Information provided |

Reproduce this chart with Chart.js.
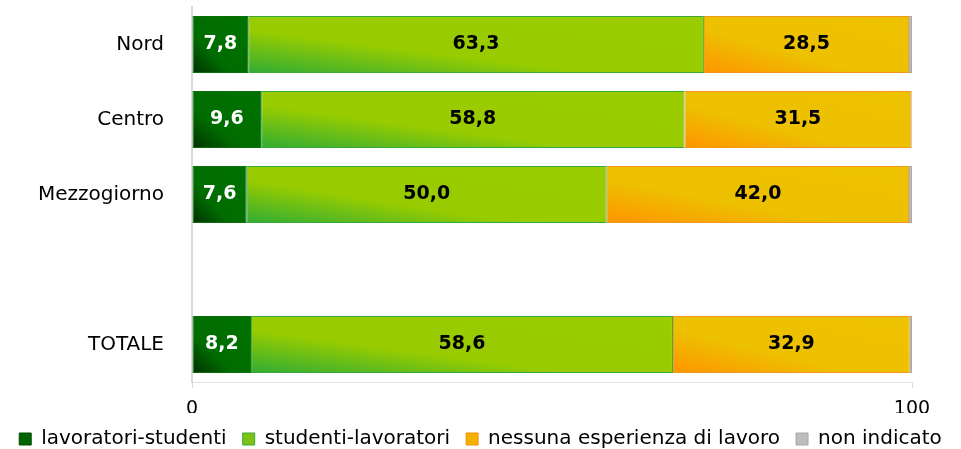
<!DOCTYPE html>
<html>
<head>
<meta charset="utf-8">
<script src="https://cdn.jsdelivr.net/npm/chart.js@4.4.0/dist/chart.umd.min.js"></script>
<style>
  html, body { margin: 0; padding: 0; background: #fff; }
  #wrap { width: 961px; height: 449px; }
</style>
</head>
<body>
<div id="wrap"><canvas id="myChart" width="961" height="449"></canvas></div>
<script>
// dati (la riga vuota separa il totale)
const categories = ['Nord', 'Centro', 'Mezzogiorno', '', 'TOTALE'];
const lavoratoriStudenti = [7.8, 9.6, 7.6, null, 8.2];
const studentiLavoratori = [63.3, 58.8, 50.0, null, 58.6];
const nessunaEsperienza = [28.5, 31.5, 42.0, null, 32.9];
const nonIndicato = [0.4, 0.1, 0.4, null, 0.3];
const xTicks = [0, 100];

const seriesNames = ['lavoratori-studenti', 'studenti-lavoratori', 'nessuna esperienza di lavoro', 'non indicato'];
const allSeries = [lavoratoriStudenti, studentiLavoratori, nessunaEsperienza, nonIndicato];

const BAR_PCT = 0.76;
const FONT = "'DejaVu Sans', sans-serif";

// gradiente diagonale (angolo in basso a sinistra -> in alto a destra), stile Excel
const palette = [
    { stops: [[0, '#003000'], [0.35, '#006c00'], [1, '#007200']], border: '#0b6e0b', legend: '#006400', legendBorder: '#004d00' },
    { stops: [[0, '#30ac34'], [0.38, '#99cc00'], [1, '#9acc00']], border: '#3aaa36', legend: '#7cc214', legendBorder: '#3aaa36' },
    { stops: [[0, '#ff9400'], [0.38, '#edc000'], [1, '#edc200']], border: '#f0981c', legend: '#f6b000', legendBorder: '#f09010' },
    { stops: [[0, '#a8a8a8'], [1, '#c4c4c4']], border: '#aaaaaa', legend: '#bdbdbd', legendBorder: '#a6a6a6' }
];

function barBox(chart, di, i) {
    const xs = chart.scales.x, ys = chart.scales.y;
    let start = 0;
    for (let k = 0; k < di; k++) start += allSeries[k][i] || 0;
    const end = start + (allSeries[di][i] || 0);
    const slot = ys.getPixelForValue(1) - ys.getPixelForValue(0);
    const cy = ys.getPixelForValue(i);
    const h = slot * BAR_PCT;
    return { x0: xs.getPixelForValue(start), x1: xs.getPixelForValue(end), y0: cy - h / 2, y1: cy + h / 2 };
}

function gradientFor(di) {
    return function (context) {
        const chart = context.chart;
        const p = palette[di];
        if (!chart.chartArea || context.dataIndex === undefined || !chart.scales.y) return p.stops[1][1];
        const b = barBox(chart, di, context.dataIndex);
        const W = Math.max(b.x1 - b.x0, 1), H = b.y1 - b.y0;
        // f = (x-x0)/W + (y1-y)/H  ->  t = f/2
        const dx = 1 / W, dy = -1 / H;
        const k = 2 / (dx * dx + dy * dy);
        const g = chart.ctx.createLinearGradient(b.x0, b.y1, b.x0 + k * dx, b.y1 + k * dy);
        p.stops.forEach(s => g.addColorStop(s[0], s[1]));
        return g;
    };
}

// etichette dei valori dentro le barre
const valueLabels = {
    id: 'valueLabels',
    afterDatasetsDraw(chart) {
        const ctx = chart.ctx;
        ctx.save();
        ctx.font = "bold 19px 'DejaVu Sans', sans-serif";
        ctx.textAlign = 'center';
        ctx.textBaseline = 'middle';
        for (let di = 0; di < 3; di++) {
            chart.getDatasetMeta(di).data.forEach((bar, i) => {
                const v = allSeries[di][i];
                if (v === null) return;
                ctx.fillStyle = di === 0 ? '#ffffff' : '#000000';
                ctx.fillText(v.toFixed(1).replace('.', ','), (bar.base + bar.x) / 2, bar.y);
            });
        }
        ctx.restore();
    }
};

const ctx = document.getElementById('myChart');

new Chart(ctx, {
    type: 'bar',
    data: {
        labels: categories,
        datasets: allSeries.map((arr, di) => ({
            label: seriesNames[di],
            data: arr,
            backgroundColor: gradientFor(di),
            borderColor: palette[di].border,
            borderWidth: 1,
            borderSkipped: false,
            barPercentage: BAR_PCT,
            categoryPercentage: 1
        }))
    },
    options: {
        indexAxis: 'y',
        responsive: false,
        animation: false,
        layout: { padding: { top: 7, right: 0, bottom: -10, left: 0 } },
        scales: {
            x: {
                stacked: true,
                min: 0,
                max: 100,
                afterBuildTicks: (s) => { s.ticks = xTicks.map(v => ({ value: v })); },
                afterFit: (s) => { s.height = 31; },
                grid: { drawOnChartArea: false, drawTicks: true, tickLength: 6, color: '#d9d9d9' },
                border: { display: true, color: '#e2e2e2' },
                ticks: { color: '#000', padding: 10, font: { family: FONT, size: 19 } }
            },
            y: {
                stacked: true,
                afterFit: (s) => { s.width = 192; s.paddingTop = 0; s.paddingBottom = 0; },
                grid: { display: false },
                border: { display: true, color: '#d9d9d9', width: 2 },
                ticks: { color: '#000', padding: 20, font: { family: FONT, size: 20 } }
            },
            // margine destro vuoto, così la legenda resta su una riga
            yRight: {
                type: 'category',
                position: 'right',
                labels: categories,
                afterFit: (s) => { s.width = 49; s.paddingTop = 0; s.paddingBottom = 0; },
                grid: { display: false },
                border: { display: false },
                ticks: { display: false }
            }
        },
        plugins: {
            tooltip: { enabled: false },
            legend: {
                position: 'bottom',
                labels: {
                    font: { family: FONT, size: 20 },
                    color: '#000',
                    boxWidth: 12,
                    boxHeight: 12,
                    padding: 16,
                    generateLabels: () => seriesNames.map((n, di) => ({
                        text: n,
                        fillStyle: palette[di].legend,
                        strokeStyle: palette[di].legendBorder,
                        lineWidth: 1,
                        datasetIndex: di
                    }))
                }
            }
        }
    },
    plugins: [valueLabels]
});
</script>
</body>
</html>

Written request | Quote every line word for word and keep the images out of the copy.

Task solution |
Reproduce this chart with Chart.js.
<!DOCTYPE html>
<html>
<head>
<meta charset="utf-8">
<script src="https://cdn.jsdelivr.net/npm/chart.js@4.4.0/dist/chart.umd.min.js"></script>
<style>
  html, body { margin: 0; padding: 0; background: #fff; }
  #wrap { width: 961px; height: 449px; }
</style>
</head>
<body>
<div id="wrap"><canvas id="myChart" width="961" height="449"></canvas></div>
<script>
// dati (la riga vuota separa il totale)
const categories = ['Nord', 'Centro', 'Mezzogiorno', '', 'TOTALE'];
const lavoratoriStudenti = [7.8, 9.6, 7.6, null, 8.2];
const studentiLavoratori = [63.3, 58.8, 50.0, null, 58.6];
const nessunaEsperienza = [28.5, 31.5, 42.0, null, 32.9];
const nonIndicato = [0.4, 0.1, 0.4, null, 0.3];
const xTicks = [0, 100];

const seriesNames = ['lavoratori-studenti', 'studenti-lavoratori', 'nessuna esperienza di lavoro', 'non indicato'];
const allSeries = [lavoratoriStudenti, studentiLavoratori, nessunaEsperienza, nonIndicato];

const BAR_PCT = 0.76;
const FONT = "'DejaVu Sans', sans-serif";

// gradiente diagonale (angolo in basso a sinistra -> in alto a destra), stile Excel
const palette = [
    { stops: [[0, '#003000'], [0.35, '#006c00'], [1, '#007200']], border: '#0b6e0b', legend: '#006400', legendBorder: '#004d00' },
    { stops: [[0, '#30ac34'], [0.38, '#99cc00'], [1, '#9acc00']], border: '#3aaa36', legend: '#7cc214', legendBorder: '#3aaa36' },
    { stops: [[0, '#ff9400'], [0.38, '#edc000'], [1, '#edc200']], border: '#f0981c', legend: '#f6b000', legendBorder: '#f09010' },
    { stops: [[0, '#a8a8a8'], [1, '#c4c4c4']], border: '#aaaaaa', legend: '#bdbdbd', legendBorder: '#a6a6a6' }
];

function barBox(chart, di, i) {
    const xs = chart.scales.x, ys = chart.scales.y;
    let start = 0;
    for (let k = 0; k < di; k++) start += allSeries[k][i] || 0;
    const end = start + (allSeries[di][i] || 0);
    const slot = ys.getPixelForValue(1) - ys.getPixelForValue(0);
    const cy = ys.getPixelForValue(i);
    const h = slot * BAR_PCT;
    return { x0: xs.getPixelForValue(start), x1: xs.getPixelForValue(end), y0: cy - h / 2, y1: cy + h / 2 };
}

function gradientFor(di) {
    return function (context) {
        const chart = context.chart;
        const p = palette[di];
        if (!chart.chartArea || context.dataIndex === undefined || !chart.scales.y) return p.stops[1][1];
        const b = barBox(chart, di, context.dataIndex);
        const W = Math.max(b.x1 - b.x0, 1), H = b.y1 - b.y0;
        // f = (x-x0)/W + (y1-y)/H  ->  t = f/2
        const dx = 1 / W, dy = -1 / H;
        const k = 2 / (dx * dx + dy * dy);
        const g = chart.ctx.createLinearGradient(b.x0, b.y1, b.x0 + k * dx, b.y1 + k * dy);
        p.stops.forEach(s => g.addColorStop(s[0], s[1]));
        return g;
    };
}

// etichette dei valori dentro le barre
const valueLabels = {
    id: 'valueLabels',
    afterDatasetsDraw(chart) {
        const ctx = chart.ctx;
        ctx.save();
        ctx.font = "bold 19px 'DejaVu Sans', sans-serif";
        ctx.textAlign = 'center';
        ctx.textBaseline = 'middle';
        for (let di = 0; di < 3; di++) {
            chart.getDatasetMeta(di).data.forEach((bar, i) => {
                const v = allSeries[di][i];
                if (v === null) return;
                ctx.fillStyle = di === 0 ? '#ffffff' : '#000000';
                ctx.fillText(v.toFixed(1).replace('.', ','), (bar.base + bar.x) / 2, bar.y);
            });
        }
        ctx.restore();
    }
};

const ctx = document.getElementById('myChart');

new Chart(ctx, {
    type: 'bar',
    data: {
        labels: categories,
        datasets: allSeries.map((arr, di) => ({
            label: seriesNames[di],
            data: arr,
            backgroundColor: gradientFor(di),
            borderColor: palette[di].border,
            borderWidth: 1,
            borderSkipped: false,
            barPercentage: BAR_PCT,
            categoryPercentage: 1
        }))
    },
    options: {
        indexAxis: 'y',
        responsive: false,
        animation: false,
        layout: { padding: { top: 7, right: 0, bottom: -10, left: 0 } },
        scales: {
            x: {
                stacked: true,
                min: 0,
                max: 100,
                afterBuildTicks: (s) => { s.ticks = xTicks.map(v => ({ value: v })); },
                afterFit: (s) => { s.height = 31; },
                grid: { drawOnChartArea: false, drawTicks: true, tickLength: 6, color: '#d9d9d9' },
                border: { display: true, color: '#e2e2e2' },
                ticks: { color: '#000', padding: 10, font: { family: FONT, size: 19 } }
            },
            y: {
                stacked: true,
                afterFit: (s) => { s.width = 192; s.paddingTop = 0; s.paddingBottom = 0; },
                grid: { display: false },
                border: { display: true, color: '#d9d9d9', width: 2 },
                ticks: { color: '#000', padding: 20, font: { family: FONT, size: 20 } }
            },
            // margine destro vuoto, così la legenda resta su una riga
            yRight: {
                type: 'category',
                position: 'right',
                labels: categories,
                afterFit: (s) => { s.width = 49; s.paddingTop = 0; s.paddingBottom = 0; },
                grid: { display: false },
                border: { display: false },
                ticks: { display: false }
            }
        },
        plugins: {
            tooltip: { enabled: false },
            legend: {
                position: 'bottom',
                labels: {
                    font: { family: FONT, size: 20 },
                    color: '#000',
                    boxWidth: 12,
                    boxHeight: 12,
                    padding: 16,
                    generateLabels: () => seriesNames.map((n, di) => ({
                        text: n,
                        fillStyle: palette[di].legend,
                        strokeStyle: palette[di].legendBorder,
                        lineWidth: 1,
                        datasetIndex: di
                    }))
                }
            }
        }
    },
    plugins: [valueLabels]
});
</script>
</body>
</html>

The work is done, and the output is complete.